Encyclopedia of Anti-Revisionism On-Line

Students and the Revolutionary Movement

First Published: Solidaire No. 5 Sept 1973
Transcription, Editing and Markup: Malcolm and Paul Saba
Copyright: This work is in the Public Domain under the Creative Commons Common Deed. You can freely copy, distribute and display this work; as well as make derivative and commercial works. Please credit the Encyclopedia of Anti-Revisionism On-Line as your source, include the url to this work, and note any of the transcribers, editors & proofreaders above.

This extract was taken from the statement of principles of Mouvement Revolutionaire des Etudiants du Quebec (Quebec Revolutionary Student Movement), a movement began at the Universite du Quebec and now with organizations in the CEGEP’s and the English universities in Montreal.

* * *

The place of students in this working class struggle against capitalism can be understood only by first recognizing that students as such do not constitute a social class. Rather, they form a transitory social group whose members are drawn from all classes of society.
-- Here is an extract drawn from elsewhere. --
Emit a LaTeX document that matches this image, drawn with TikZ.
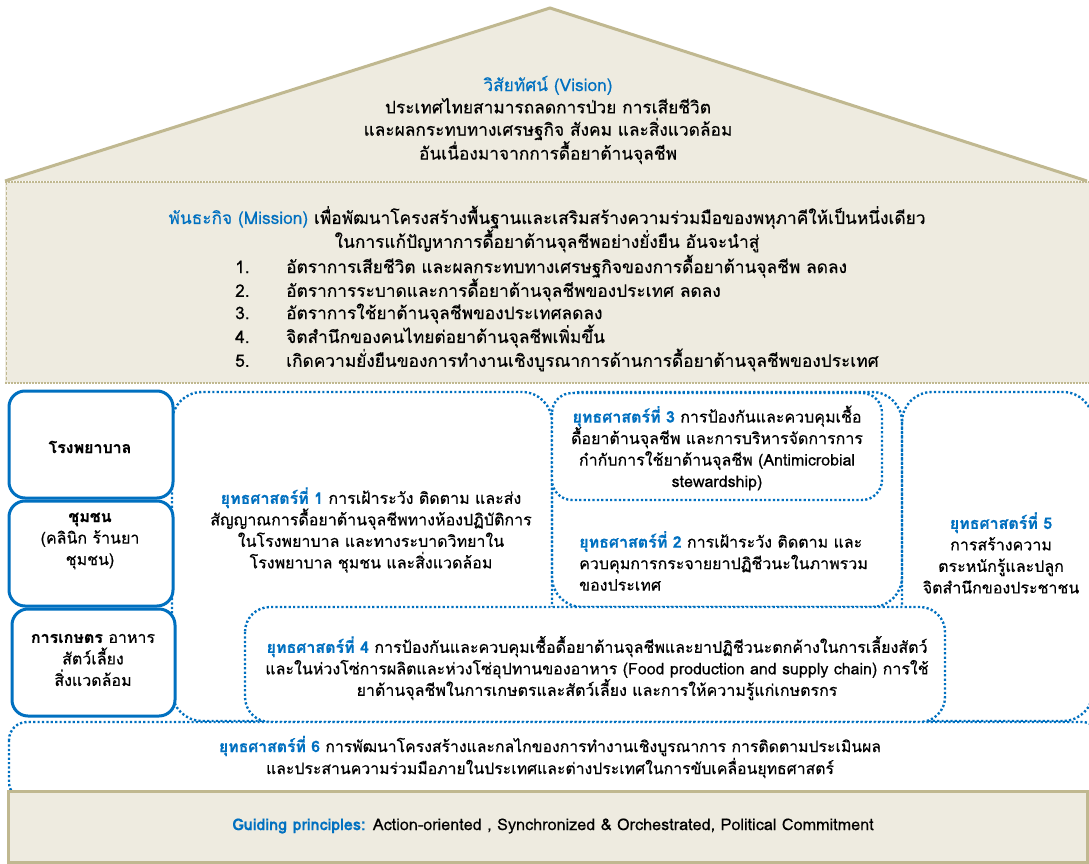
\documentclass[tikz,border=0pt]{standalone}
\usepackage{fontspec}
\setmainfont[Script=Thai,FakeBold=0.4]{Loma}
\definecolor{blu}{HTML}{0070C0}
\definecolor{beigefill}{HTML}{EEEBE0}
\definecolor{beigeline}{HTML}{C0B890}
\tikzset{
  dotbox/.style={draw=blu, line width=2.4pt, dash pattern=on 2.2pt off 2.2pt, rounded corners=#1},
  solidbox/.style={draw=blu, line width=3pt, rounded corners=16pt, fill=white},
  txt/.style={align=center, inner sep=0pt, font=\fontsize{16}{21.5}\selectfont},
  ctxt/.style={align=center, inner sep=0pt, font=\fontsize{17.3}{22.3}\selectfont},
}
\newcommand{\hd}[1]{\textcolor{blu}{\textbf{#1}}}
\newcommand{\num}[1]{\makebox[51pt][l]{#1}}
\begin{document}
\begin{tikzpicture}[x=1pt,y=-1pt]
\useasboundingbox (0,0) rectangle (1089,864);
\fill[white] (0,0) rectangle (1089,864);
% roof
\draw[fill=beigefill, draw=beigeline, line width=3pt, line join=miter] (5,181) -- (550,8) -- (1087,181);
% mission block
\fill[beigefill] (5,182) rectangle (1089,383);
\draw[beigeline, line width=2pt, dash pattern=on 1.5pt off 1.5pt] (5,182) -- (1089,182);
\draw[beigeline, line width=2pt, dash pattern=on 1.5pt off 1.5pt] (5,383) -- (1089,383);
\draw[beigeline, line width=0.8pt, dash pattern=on 3pt off 2pt] (6,182) -- (6,383);
% strategy boxes
\draw[dotbox=30pt] (172,392) rectangle (552,721);
\draw[dotbox=30pt] (552,392) rectangle (902,607);
\draw[dotbox=30pt] (902,392) rectangle (1093,721);
\draw[dotbox=20pt, fill=white] (552,393) rectangle (882,500);
\draw[dotbox=25pt, fill=white] (245,607) rectangle (945,722);
\draw[dotbox=18pt, fill=white] (9,722) rectangle (1100,800);
% guiding block
\draw[fill=beigefill, draw=beigeline, line width=3pt] (8,791) rectangle (1087,862);
% left solid boxes
\draw[solidbox] (9,391) rectangle (173,498);
\draw[solidbox] (9,501) rectangle (173,606);
\draw[solidbox] (12,609) rectangle (175,716);

% texts
\node[ctxt] (vision) at (548,120) {\textcolor{blu}{วิสัยทัศน์ (Vision)}\\
ประเทศไทยสามารถลดการป่วย การเสียชีวิต\\
และผลกระทบทางเศรษฐกิจ สังคม และสิ่งแวดล้อม\\
อันเนื่องมาจากการดื้อยาต้านจุลชีพ};
\node[ctxt] (mission) at (547,229) {\textcolor{blu}{พันธะกิจ (Mission)} เพื่อพัฒนาโครงสร้างพื้นฐานและเสริมสร้างความร่วมมือของพหุภาคีให้เป็นหนึ่งเดียว\\
ในการแก้ปัญหาการดื้อยาต้านจุลชีพอย่างยั่งยืน อันจะนำสู่};
\node[ctxt, anchor=west, align=left] (mlist) at (235,313) {%
\num{1.}อัตราการเสียชีวิต และผลกระทบทางเศรษฐกิจของการดื้อยาต้านจุลชีพ ลดลง\\
\num{2.}อัตราการระบาดและการดื้อยาต้านจุลชีพของประเทศ ลดลง\\
\num{3.}อัตราการใช้ยาต้านจุลชีพของประเทศลดลง\\
\num{4.}จิตสำนึกของคนไทยต่อยาต้านจุลชีพเพิ่มขึ้น\\
\num{5.}เกิดความยั่งยืนของการทำงานเชิงบูรณาการด้านการดื้อยาต้านจุลชีพของประเทศ};

\node[txt] (hosp) at (90,447) {\textbf{โรงพยาบาล}};
\node[txt] (comm) at (90,541) {\textbf{ชุมชน}\\(คลินิก ร้านยา\\ชุมชน)};
\node[txt] (agri) at (93,660) {\textbf{การเกษตร} อาหาร\\สัตว์เลี้ยง\\สิ่งแวดล้อม};

\node[txt] (s1) at (371,530) {\hd{ยุทธศาสตร์ที่ 1} การเฝ้าระวัง ติดตาม และส่ง\\
สัญญาณการดื้อยาต้านจุลชีพทางห้องปฏิบัติการ\\
ในโรงพยาบาล และทางระบาดวิทยาใน\\
โรงพยาบาล ชุมชน และสิ่งแวดล้อม};
\node[txt] (s3) at (717,448) {\hd{ยุทธศาสตร์ที่ 3} การป้องกันและควบคุมเชื้อ\\
ดื้อยาต้านจุลชีพ และการบริหารจัดการการ\\
กำกับการใช้ยาต้านจุลชีพ (Antimicrobial\\
stewardship)};
\node[txt, anchor=west, align=left] (s2) at (579,561) {\hd{ยุทธศาสตร์ที่ 2} การเฝ้าระวัง ติดตาม และ\\
ควบคุมการกระจายยาปฏิชีวนะในภาพรวม\\
ของประเทศ};
\node[txt] (s5) at (1001,553) {\hd{ยุทธศาสตร์ที่ 5}\\การสร้างความ\\ตระหนักรู้และปลูก\\จิตสำนึกของประชาชน};
\node[txt] (s4) at (597,668) {\hd{ยุทธศาสตร์ที่ 4} การป้องกันและควบคุมเชื้อดื้อยาต้านจุลชีพและยาปฏิชีวนะตกค้างในการเลี้ยงสัตว์\\
และในห่วงโซ่การผลิตและห่วงโซ่อุปทานของอาหาร (Food production and supply chain) การใช้\\
ยาต้านจุลชีพในการเกษตรและสัตว์เลี้ยง และการให้ความรู้แก่เกษตรกร};
\node[txt, font=\fontsize{15.8}{22}\selectfont] (s6) at (550,757) {\hd{ยุทธศาสตร์ที่ 6} การพัฒนาโครงสร้างและกลไกของการทำงานเชิงบูรณาการ การติดตามประเมินผล\\
และประสานความร่วมมือภายในประเทศและต่างประเทศในการขับเคลื่อนยุทธศาสตร์};
\node[txt, font=\fontsize{16.2}{22}\selectfont] (guide) at (553,826) {\hd{Guiding principles:} Action-oriented , Synchronized \& Orchestrated, Political Commitment};
\end{tikzpicture}
\end{document}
In the universities, the working class and the bourgeoisie both furnish a minority of the student body, while the majority comes from the petty-bourgeoisie. The university acts to complete the process of integrating students into existing social structures by diffusing bourgeois ideology designed to create subservient and cynical adults. At the same time, students are trained to enter a specific class – the petty-bourgeoisie – through the skills they are taught by the university.

For most students, then, their class position is merely confirmed by attendance at university. For the “privileged” working class minority, it is the final stage in the process of rising to petty-bourgeois status.

It is above all by creating and propagating the ideology of the bourgeoisie that universities serve to perpetuate existing class relations. The class character of university education is evident both in the content of courses and in the artificial barriers that the university sets up between theory and practice, and between students and the work-world. This sterile vacuum which surrounds bourgeois knowledge acts to emasculate all conflicts within the university. It renders meaningless ideological struggles which are not directly related to the extra-university struggles against the capitalist class itself.

It is easy for the student movement to remain isolated from the working class struggle, to concentrate only on issues involving the university itself, and to venture no further than the campus. These issues, be they the cost of higher education, student employment and summer unemployment, or the mercantile policy of the university, are only of secondary importance. Concentrating solely in this area does not further the workers’ struggle, nor does it change the structure and function of the university. This can be done when the working class takes power.

As students, we should investigate not how we can improve our own lot as students; rather, we should question which class the educational system would have us support.

Our student movement must fight against all types of reformist ideas. We must expose the myths of participation introduced by the Parent Report [1] and by the creation of so-called “popular” institutions such as Dawson College, (an English CEGEP) and the Universite du Quebec. It is possible for the bourgeoisie in a “gesture of generosity” and under pressure from the academic Marxists to create a university with departments that profess Marxism. As soon as the separation of theory from practice is assured, anything is acceptable within the university.

The political and economic powers and their servants Trudeau and Bourassa, will be only too pleased to see students organizing themselves inside the school system without concern for the position of the working class, without participation in the struggle for the future of the Quebec people. The administrators of schools, CEGEPs, and universities can call for student participation, but they do so only to integrate us into those institutions which are designed to bolster the interests of the capitalist exploiters, and not to further the interests of the working people. For this reason, we will not let ourselves be duped by the setting up of corporate-like unions (e.g. the Front des Etudiants du Quebec) or students’ councils which isolate students within the confines of their schools and separate us from the struggling workers. The call for student participation launched by administrators or professors, the illusion of student power, is merely a “new” reformist proposal to interest the students in the smooth functioning of the school.

Beyond denunciation of the school system now serving the established social order and resistance to repressions in the high schools and the ideological conditioning in the CEGEPs and universities, students must join the struggle of workers who oppose capitalist exploitation. In an educational system controlled by the government and big business, there is only one criterion to determine if a student actively opposes the social system which oppresses the Quebec people: does he or she take part in the struggles of the working class?

The task of progressive students within the school system is to make students aware of the position of the working class. In the absence of a revolutionary workers’ party guiding the struggle of the working class, to support the working class must be to commit oneself as a student to the working class movement in the form of active support for workers’ actions each time a struggle is undertaken against capitalist exploitation.

Mouvement Revolutionnaire des Etudiants du Quebec


[1]The Parent Report, result of the provincial Parent Royal Commission on Education recommended a revamping of the education system in Quebec. The forming of the CEGEP’s and the Universite du Quebec were a result of this report. The reforms were aimed at producing qualified personal for the American branch plants and the growing Quebec civil service.